After Steinlauf’s departure, Holtzblatt and Alexander talked and came to the conclusion that each one was capable of leading the congregation alone. But the two together would benefit the congregation more.

“It can be very lonely at the top, and I think having a chevruta at the top … you deeply respect their Torah,” she said. “We walk hand-in-hand, and with doing it together there’s something much stronger about having a partner to go forth with in the world in this particular way.”

Alexander said he agreed that it made more sense to continue the partnership since they respected each other’s work, had worked alongside each other as associate rabbis for two years and for five months had already been in charge together.

“We realized that this was not the type of thing where you say, ‘Well that was nice, now let’s go our separate ways,” he said.

Alexander said that as co-leaders, they will not be joined at the hip. They will take turns leading services and continue to oversee the specific programs they were in charge of before. But other areas, such as governance, financial matters and religious practices, will be shared.

“In institutions like this, there are dozens of decisions that are being made every day, sometimes every hour,” he said. “Some of them are significant decisions as to the directions the synagogue will take.”

One example, he said, could be a question about ritual practice.

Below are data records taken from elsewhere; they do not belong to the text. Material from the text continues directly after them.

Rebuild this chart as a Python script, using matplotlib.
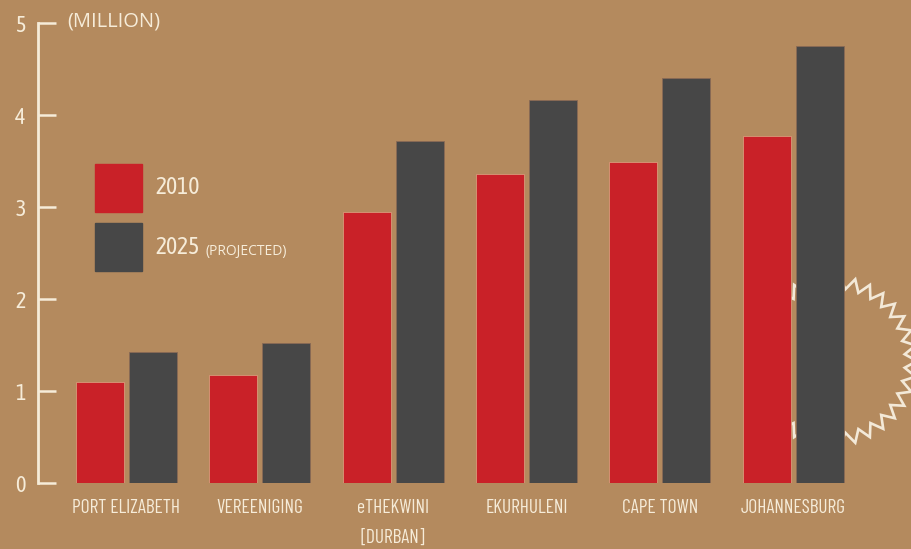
import numpy as np
import matplotlib
matplotlib.use("Agg")
import matplotlib.pyplot as plt
from matplotlib import font_manager

cities = ["PORT ELIZABETH", "VEREENIGING", "eTHEKWINI\n[DURBAN]", "EKURHULENI", "CAPE TOWN", "JOHANNESBURG"]
pop_2010 = [1.10, 1.17, 2.95, 3.36, 3.49, 3.77]
pop_2025 = [1.42, 1.52, 3.72, 4.16, 4.40, 4.75]
yticks = [0, 1, 2, 3, 4, 5]

BG = "#b48a5e"
RED = "#c92128"
GRAY = "#474747"
CREAM = "#f6ecd9"

names = {f.name for f in font_manager.fontManager.ttflist}


def pick(options):
    for o in options:
        if o in names:
            return o
    return "DejaVu Sans"


fam = pick(["Asap Condensed", "Barlow Semi Condensed", "Archivo Narrow"])
narrow = pick(["Barlow Condensed", "Asap Condensed", "Archivo Narrow"])
wide = pick(["Open Sans", "Noto Sans", "DejaVu Sans"])
plt.rcParams["font.family"] = [fam, "DejaVu Sans"]
plt.rcParams["font.weight"] = "normal"

W, H = 911, 549
fig = plt.figure(figsize=(W / 100, H / 100), dpi=100, facecolor=BG)

# background decoration axes (pixel coords)
bg = fig.add_axes([0, 0, 1, 1], zorder=0)
bg.set_xlim(0, W)
bg.set_ylim(H, 0)
bg.axis("off")
n_teeth = 34
ang = np.linspace(0, 2 * np.pi, 2 * n_teeth + 1)
rad = np.where(np.arange(2 * n_teeth + 1) % 2 == 0, 85, 73)
cx, cy = 832, 361
bg.plot(cx + rad * np.cos(ang), cy + rad * np.sin(ang), color="#f3e9d8", lw=1.9,
        solid_joinstyle="miter")

# main axes
x0, x1 = 38, 911
ytop, ybot = 23, 483
ax = fig.add_axes([x0 / W, (H - ybot) / H, (x1 - x0) / W, (ybot - ytop) / H], zorder=1)
ax.set_facecolor("none")

pitch = 133.3
xmin = -(126.5 - x0) / pitch
xmax = xmin + (x1 - x0) / pitch
x = np.arange(len(cities))
bw = 48 / pitch
off = (48 + 5) / 2 / pitch
ax.bar(x - off, pop_2010, bw, color=RED, edgecolor="#d99a7a", linewidth=0.6, label="2010", zorder=3)
ax.bar(x + off, pop_2025, bw, color=GRAY, edgecolor="#8a6a55", linewidth=0.6, label="2025", zorder=3)
ax.set_xlim(xmin, xmax)
ax.set_ylim(0, 5)

for s in ["top", "right", "bottom"]:
    ax.spines[s].set_visible(False)
ax.spines["left"].set_color(CREAM)
ax.spines["left"].set_linewidth(2.0)

ax.set_yticks(yticks)
ax.set_yticklabels([str(v) for v in yticks])
ax.tick_params(axis="y", direction="in", length=13, width=1.8, color=CREAM,
               labelcolor=CREAM, labelsize=16, pad=9)
ax.set_xticks(x)
ax.set_xticklabels(cities, linespacing=1.85, family=[narrow, "DejaVu Sans"])
ax.tick_params(axis="x", length=0, labelcolor=CREAM, labelsize=14, pad=11.5)

ax.text(67 / W, (H - 22) / H, "(MILLION)", transform=fig.transFigure, color=CREAM,
        fontsize=14.5, ha="left", va="center", family=[wide, "DejaVu Sans"])

# legend
bg.add_patch(plt.Rectangle((95, 164), 47, 48, color=RED))
bg.add_patch(plt.Rectangle((95, 223), 47, 48, color=GRAY))
bg.text(155, 188, "2010", color=CREAM, fontsize=17, ha="left", va="center")
bg.text(155, 248, "2025", color=CREAM, fontsize=17, ha="left", va="center")
bg.text(206, 251, "(PROJECTED)", color=CREAM, fontsize=10, ha="left", va="center",
        family=[wide, "DejaVu Sans"])

fig.savefig("out.png", dpi=100, facecolor=BG)
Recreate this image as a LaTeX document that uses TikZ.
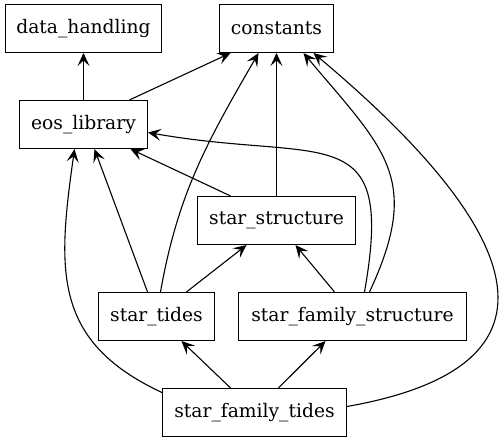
\documentclass[tikz,border=0pt]{standalone}
\usepackage{fontspec}
\setmainfont{DejaVu Serif}
\usetikzlibrary{arrows.meta}

\begin{document}
\begin{tikzpicture}[->,>={Stealth[length=13pt,width=12pt,inset=5.5pt]},x=1pt,y=1pt,line width=1.1pt,
    module/.style={draw,rectangle,minimum height=48pt,inner sep=0pt,font=\fontsize{18.7}{22}\selectfont}]
  \useasboundingbox (0,0) rectangle (503,443);

  \node[module,minimum width=156pt] (dh)    at (83.5,414.5)  {data\_handling};
  \node[module,minimum width=114pt] (const) at (276.5,414.5) {constants};
  \node[module,minimum width=128pt] (eos)   at (83.5,318.5)  {eos\_library};
  \node[module,minimum width=158pt] (ss)    at (276.5,222.5) {star\_structure};
  \node[module,minimum width=116pt] (st)    at (156.5,126.5) {star\_tides};
  \node[module,minimum width=228pt] (sfs)   at (352.5,126.5) {star\_family\_structure};
  \node[module,minimum width=184pt] (sft)   at (254.5,30.5)  {star\_family\_tides};

  \path (eos.north)                edge (dh.south)
        ([xshift=46pt]eos.north)   edge ([xshift=-46pt]const.south)
        ([xshift=4pt]st.north)     edge [out=80,in=-120] ([xshift=-18pt]const.south)
        (ss.north)                 edge (const.south)
        ([xshift=17pt]sfs.north)   edge [out=65,in=-50,looseness=1.3] ([xshift=27pt]const.south)
        ([yshift=6pt]sft.east)     edge [out=10,in=-40,looseness=1.8] ([xshift=37pt]const.south)
        ([xshift=-9pt]st.north)    edge ([xshift=11pt]eos.south)
        ([yshift=20pt]sft.west)    edge [out=155,in=-98,looseness=1.2] ([xshift=-9pt]eos.south)
        ([xshift=-46pt]ss.north)   edge ([xshift=47pt]eos.south)
        ([xshift=12pt]sfs.north)   edge [out=80,in=-10,looseness=1.7] ([yshift=-8pt]eos.east)
        ([xshift=30pt]st.north)    edge ([xshift=-30pt]ss.south)
        ([xshift=-18pt]sfs.north)  edge ([xshift=19pt]ss.south)
        ([xshift=-24pt]sft.north)  edge ([xshift=25pt]st.south)
        ([xshift=24pt]sft.north)   edge ([xshift=-27pt]sfs.south);
\end{tikzpicture}
\end{document}
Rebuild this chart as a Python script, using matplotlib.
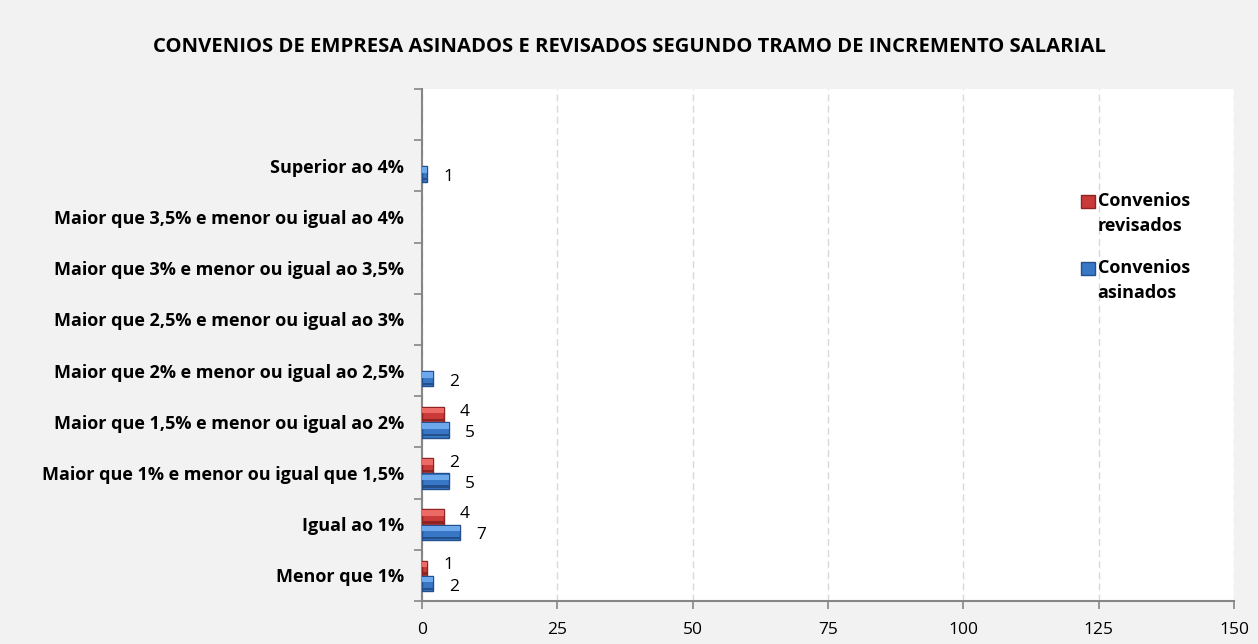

“Imagine a congregant comes to me and says, ‘I would really like to add these two prayers into the Shabbat morning service.’ If I’m the senior rabbi and I’m running that service, I’m just going to make that decision on the fly. But if for whatever reason I think, ‘You know what, that’s a decision that could have implications on any service somebody runs in this building, including my co-senior rabbi,’ that’s something Rabbi Holtzblatt and I will have to consider,” he said.

This type of collaboration could mean that congregants may have to wait an hour or two for an answer to a question, the rabbis said. But Alexander sees this as a positive.

“It gives us time to consider the kinds of questions that are being asked,” he said.

Holtzblatt and Alexander are formulating new ideas for the synagogue. One is to create a music center to help musicians become familiar with the genres of Jewish music.

Holtzblatt also said they hope to expand the preschool and religious school space during the next three-to-five years.

Alexander said one of his goals is to build relationships with more churches in wards 7 and 8 of the city.

“We feel strongly connected to our brothers and sisters in Southeast Washington, and we recognize that for their future, a lot of structural changes have to be made in terms of affordable housing and job creation,” he said.

But the rabbis’ ultimate goal is also their challenge: creating a personal relationship with every Adas Israel member. Holtzblatt likened this to creating a shtiebel, an intimate synagogue convened in a house, but one with 1,500 members.

“In a shtiebel, everybody knows each other,” she said. “You’re connected in an incredibly close way. Relationships are what build the shul. There’s a deep amount of chesed [love] present in moments for people. It is a place where prayer is emotional, connected, actually takes people from where they’re praying somewhere.”